Conseils aux cocontractants
De votre côté, exigez cette mention explicite lorsque vous contractez avec une société non encore immatriculée. Vérifiez les projets de statuts ou demandez des clarifications écrites sur l’intention des fondateurs. Un peu de précaution aujourd’hui peut vous éviter un contentieux demain.

Vers un avenir plus souple

Ce revirement de novembre 2023 apporte une flexibilité bienvenue dans le droit des sociétés français. En plaçant l’intention commune au centre de l’analyse juridique, la Cour de cassation offre davantage de sécurité aux entrepreneurs comme aux cocontractants. Toutefois, cette liberté accrue s’accompagne d’une responsabilité : celle de documenter clairement les intentions pour éviter toute ambiguïté qui pourrait mener à un contentieux.

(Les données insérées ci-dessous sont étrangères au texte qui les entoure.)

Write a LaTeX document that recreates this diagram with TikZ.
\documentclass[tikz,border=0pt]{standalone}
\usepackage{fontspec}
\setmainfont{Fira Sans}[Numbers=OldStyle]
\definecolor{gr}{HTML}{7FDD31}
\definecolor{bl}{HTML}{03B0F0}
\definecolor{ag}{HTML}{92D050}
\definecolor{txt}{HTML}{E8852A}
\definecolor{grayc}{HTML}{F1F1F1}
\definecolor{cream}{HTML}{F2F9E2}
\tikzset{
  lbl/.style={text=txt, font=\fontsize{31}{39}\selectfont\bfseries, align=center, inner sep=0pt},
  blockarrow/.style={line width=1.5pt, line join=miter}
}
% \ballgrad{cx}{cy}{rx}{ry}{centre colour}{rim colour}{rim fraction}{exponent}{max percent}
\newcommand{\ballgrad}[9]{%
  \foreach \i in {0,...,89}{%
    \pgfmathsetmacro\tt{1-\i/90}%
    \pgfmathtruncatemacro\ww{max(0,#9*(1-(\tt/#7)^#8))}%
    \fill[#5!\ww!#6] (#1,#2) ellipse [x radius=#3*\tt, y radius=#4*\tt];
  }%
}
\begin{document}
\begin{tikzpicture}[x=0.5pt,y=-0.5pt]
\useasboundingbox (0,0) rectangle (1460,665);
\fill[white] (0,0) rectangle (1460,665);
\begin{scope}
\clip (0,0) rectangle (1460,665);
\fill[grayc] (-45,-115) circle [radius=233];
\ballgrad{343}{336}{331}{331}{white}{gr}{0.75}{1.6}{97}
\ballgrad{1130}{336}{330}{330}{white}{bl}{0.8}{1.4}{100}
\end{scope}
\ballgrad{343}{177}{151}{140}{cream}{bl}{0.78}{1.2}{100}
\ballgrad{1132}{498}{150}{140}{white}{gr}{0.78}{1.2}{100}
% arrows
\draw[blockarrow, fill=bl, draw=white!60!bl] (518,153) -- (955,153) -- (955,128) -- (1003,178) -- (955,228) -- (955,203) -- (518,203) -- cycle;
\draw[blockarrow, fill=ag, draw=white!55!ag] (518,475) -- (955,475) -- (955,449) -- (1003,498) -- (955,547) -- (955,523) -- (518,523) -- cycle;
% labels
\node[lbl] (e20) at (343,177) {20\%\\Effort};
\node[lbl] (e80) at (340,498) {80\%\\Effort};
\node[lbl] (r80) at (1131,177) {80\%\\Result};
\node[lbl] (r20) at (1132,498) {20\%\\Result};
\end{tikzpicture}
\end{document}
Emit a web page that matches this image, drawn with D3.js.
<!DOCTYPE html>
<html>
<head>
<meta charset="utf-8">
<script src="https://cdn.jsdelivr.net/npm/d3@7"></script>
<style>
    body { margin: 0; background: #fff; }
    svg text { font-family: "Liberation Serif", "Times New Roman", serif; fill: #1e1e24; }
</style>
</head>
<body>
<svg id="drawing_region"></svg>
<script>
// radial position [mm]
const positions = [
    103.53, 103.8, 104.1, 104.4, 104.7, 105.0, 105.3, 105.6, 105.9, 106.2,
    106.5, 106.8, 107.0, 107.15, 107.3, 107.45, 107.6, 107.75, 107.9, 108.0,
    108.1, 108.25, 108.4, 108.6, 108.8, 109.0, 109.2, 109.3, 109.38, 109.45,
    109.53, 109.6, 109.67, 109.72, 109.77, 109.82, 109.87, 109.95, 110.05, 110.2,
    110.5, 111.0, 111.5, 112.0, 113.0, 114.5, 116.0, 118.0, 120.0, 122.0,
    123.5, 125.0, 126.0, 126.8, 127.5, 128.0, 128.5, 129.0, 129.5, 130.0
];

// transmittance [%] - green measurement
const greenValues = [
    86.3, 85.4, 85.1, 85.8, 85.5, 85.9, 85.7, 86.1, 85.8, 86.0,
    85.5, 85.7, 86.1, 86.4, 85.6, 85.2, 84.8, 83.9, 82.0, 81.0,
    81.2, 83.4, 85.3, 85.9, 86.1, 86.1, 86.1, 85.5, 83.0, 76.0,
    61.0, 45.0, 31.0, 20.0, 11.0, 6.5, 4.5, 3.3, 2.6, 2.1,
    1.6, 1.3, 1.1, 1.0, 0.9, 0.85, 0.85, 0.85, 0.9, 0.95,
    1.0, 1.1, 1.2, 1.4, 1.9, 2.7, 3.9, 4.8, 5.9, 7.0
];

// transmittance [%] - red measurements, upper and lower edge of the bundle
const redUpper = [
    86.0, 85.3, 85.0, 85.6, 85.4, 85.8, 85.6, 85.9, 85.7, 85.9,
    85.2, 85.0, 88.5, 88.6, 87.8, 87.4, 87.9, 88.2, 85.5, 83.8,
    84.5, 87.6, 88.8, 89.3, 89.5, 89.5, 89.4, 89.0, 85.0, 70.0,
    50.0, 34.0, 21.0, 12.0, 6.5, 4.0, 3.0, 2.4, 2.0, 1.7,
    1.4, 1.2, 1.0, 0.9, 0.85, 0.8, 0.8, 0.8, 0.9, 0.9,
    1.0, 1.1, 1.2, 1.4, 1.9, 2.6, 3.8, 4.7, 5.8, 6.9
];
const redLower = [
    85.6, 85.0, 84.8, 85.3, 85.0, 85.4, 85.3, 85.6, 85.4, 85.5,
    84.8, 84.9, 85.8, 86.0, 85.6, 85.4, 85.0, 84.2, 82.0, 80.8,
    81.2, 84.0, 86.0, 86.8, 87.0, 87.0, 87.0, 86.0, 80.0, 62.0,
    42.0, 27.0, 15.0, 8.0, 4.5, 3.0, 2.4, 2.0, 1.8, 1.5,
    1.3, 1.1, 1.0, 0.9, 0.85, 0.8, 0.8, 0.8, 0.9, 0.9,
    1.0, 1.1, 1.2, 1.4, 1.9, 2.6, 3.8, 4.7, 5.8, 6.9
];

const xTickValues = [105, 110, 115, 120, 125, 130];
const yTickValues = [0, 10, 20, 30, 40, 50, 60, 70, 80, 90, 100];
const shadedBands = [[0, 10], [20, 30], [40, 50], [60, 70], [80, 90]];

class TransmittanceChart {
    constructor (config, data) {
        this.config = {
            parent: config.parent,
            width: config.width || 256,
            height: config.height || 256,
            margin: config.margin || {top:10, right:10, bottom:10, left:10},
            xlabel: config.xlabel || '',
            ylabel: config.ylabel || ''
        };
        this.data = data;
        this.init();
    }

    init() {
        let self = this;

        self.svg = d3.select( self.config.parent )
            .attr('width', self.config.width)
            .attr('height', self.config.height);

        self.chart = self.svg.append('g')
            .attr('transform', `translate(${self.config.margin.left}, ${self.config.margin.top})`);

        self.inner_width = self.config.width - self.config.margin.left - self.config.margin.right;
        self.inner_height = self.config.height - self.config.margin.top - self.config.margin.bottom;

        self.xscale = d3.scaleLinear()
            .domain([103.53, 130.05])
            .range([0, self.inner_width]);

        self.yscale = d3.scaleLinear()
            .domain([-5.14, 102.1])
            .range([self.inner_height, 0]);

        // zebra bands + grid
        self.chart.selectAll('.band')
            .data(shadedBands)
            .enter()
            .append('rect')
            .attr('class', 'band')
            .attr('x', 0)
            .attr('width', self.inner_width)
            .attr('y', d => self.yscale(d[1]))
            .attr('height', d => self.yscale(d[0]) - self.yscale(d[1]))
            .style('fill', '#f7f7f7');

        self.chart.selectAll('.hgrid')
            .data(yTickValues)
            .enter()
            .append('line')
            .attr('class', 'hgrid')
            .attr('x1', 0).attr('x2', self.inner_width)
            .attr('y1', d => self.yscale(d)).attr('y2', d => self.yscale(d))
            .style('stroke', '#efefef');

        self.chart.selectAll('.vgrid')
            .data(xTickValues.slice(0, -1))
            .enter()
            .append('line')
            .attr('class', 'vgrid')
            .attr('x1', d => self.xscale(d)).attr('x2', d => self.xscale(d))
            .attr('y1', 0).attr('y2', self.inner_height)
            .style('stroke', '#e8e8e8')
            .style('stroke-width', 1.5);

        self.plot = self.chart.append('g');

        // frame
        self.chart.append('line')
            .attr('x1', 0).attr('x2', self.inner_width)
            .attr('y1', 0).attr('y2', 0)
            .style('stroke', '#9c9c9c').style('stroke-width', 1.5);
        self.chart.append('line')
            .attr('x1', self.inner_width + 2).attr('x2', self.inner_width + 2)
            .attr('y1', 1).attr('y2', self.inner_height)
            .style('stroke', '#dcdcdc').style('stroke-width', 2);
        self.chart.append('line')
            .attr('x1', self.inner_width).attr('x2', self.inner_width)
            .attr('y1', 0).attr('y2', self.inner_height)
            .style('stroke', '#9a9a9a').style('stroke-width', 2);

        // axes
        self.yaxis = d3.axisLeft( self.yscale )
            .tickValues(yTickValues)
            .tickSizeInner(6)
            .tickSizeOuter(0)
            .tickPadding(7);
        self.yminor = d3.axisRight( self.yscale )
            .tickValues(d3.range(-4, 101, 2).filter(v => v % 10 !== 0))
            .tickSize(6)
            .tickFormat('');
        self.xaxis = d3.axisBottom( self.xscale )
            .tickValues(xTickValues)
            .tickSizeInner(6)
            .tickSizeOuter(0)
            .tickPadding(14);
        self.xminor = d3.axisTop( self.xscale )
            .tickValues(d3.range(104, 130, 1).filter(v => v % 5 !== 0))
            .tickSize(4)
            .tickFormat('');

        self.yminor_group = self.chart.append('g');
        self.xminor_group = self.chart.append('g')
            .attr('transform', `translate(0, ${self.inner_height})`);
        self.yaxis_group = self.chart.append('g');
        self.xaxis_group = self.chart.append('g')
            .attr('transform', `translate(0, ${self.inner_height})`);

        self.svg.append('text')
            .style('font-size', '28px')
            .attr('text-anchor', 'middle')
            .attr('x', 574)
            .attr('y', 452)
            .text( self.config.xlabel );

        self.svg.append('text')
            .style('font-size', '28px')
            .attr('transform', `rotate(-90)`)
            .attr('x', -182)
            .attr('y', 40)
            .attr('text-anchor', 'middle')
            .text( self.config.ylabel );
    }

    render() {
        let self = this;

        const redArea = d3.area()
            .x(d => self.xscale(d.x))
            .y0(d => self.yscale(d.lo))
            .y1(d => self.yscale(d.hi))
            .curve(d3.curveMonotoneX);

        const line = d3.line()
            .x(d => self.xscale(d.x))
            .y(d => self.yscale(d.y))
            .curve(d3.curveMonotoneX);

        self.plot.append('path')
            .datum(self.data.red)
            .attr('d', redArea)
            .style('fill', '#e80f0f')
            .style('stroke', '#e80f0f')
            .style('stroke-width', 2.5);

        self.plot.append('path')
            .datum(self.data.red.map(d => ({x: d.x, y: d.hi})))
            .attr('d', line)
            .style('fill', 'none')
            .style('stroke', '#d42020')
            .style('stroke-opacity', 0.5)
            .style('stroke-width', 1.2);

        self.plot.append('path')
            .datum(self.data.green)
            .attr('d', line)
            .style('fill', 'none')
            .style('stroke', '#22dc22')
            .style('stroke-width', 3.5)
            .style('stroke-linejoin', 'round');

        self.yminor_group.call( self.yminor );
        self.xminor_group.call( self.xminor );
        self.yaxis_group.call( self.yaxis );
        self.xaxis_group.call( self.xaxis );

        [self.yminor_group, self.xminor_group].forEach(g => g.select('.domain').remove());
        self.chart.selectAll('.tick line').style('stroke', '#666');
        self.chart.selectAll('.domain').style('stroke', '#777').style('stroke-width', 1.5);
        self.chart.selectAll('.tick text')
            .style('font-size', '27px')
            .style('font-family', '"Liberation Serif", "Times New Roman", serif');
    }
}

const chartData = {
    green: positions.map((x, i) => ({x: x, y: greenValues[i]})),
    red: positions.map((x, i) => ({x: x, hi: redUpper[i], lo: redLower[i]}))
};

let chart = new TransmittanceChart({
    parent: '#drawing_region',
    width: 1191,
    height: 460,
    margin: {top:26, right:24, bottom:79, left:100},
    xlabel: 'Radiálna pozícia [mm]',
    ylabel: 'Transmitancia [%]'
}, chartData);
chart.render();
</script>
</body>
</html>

À l’avenir, nous verrons probablement évoluer les pratiques contractuelles, avec une attention particulière portée à la documentation des intentions communes. En attendant, mon conseil aux entrepreneurs comme aux partenaires est simple : communiquez clairement, formalisez vos intentions, et si besoin, consultez un professionnel – avant que le problème ne devienne un dossier sur mon bureau.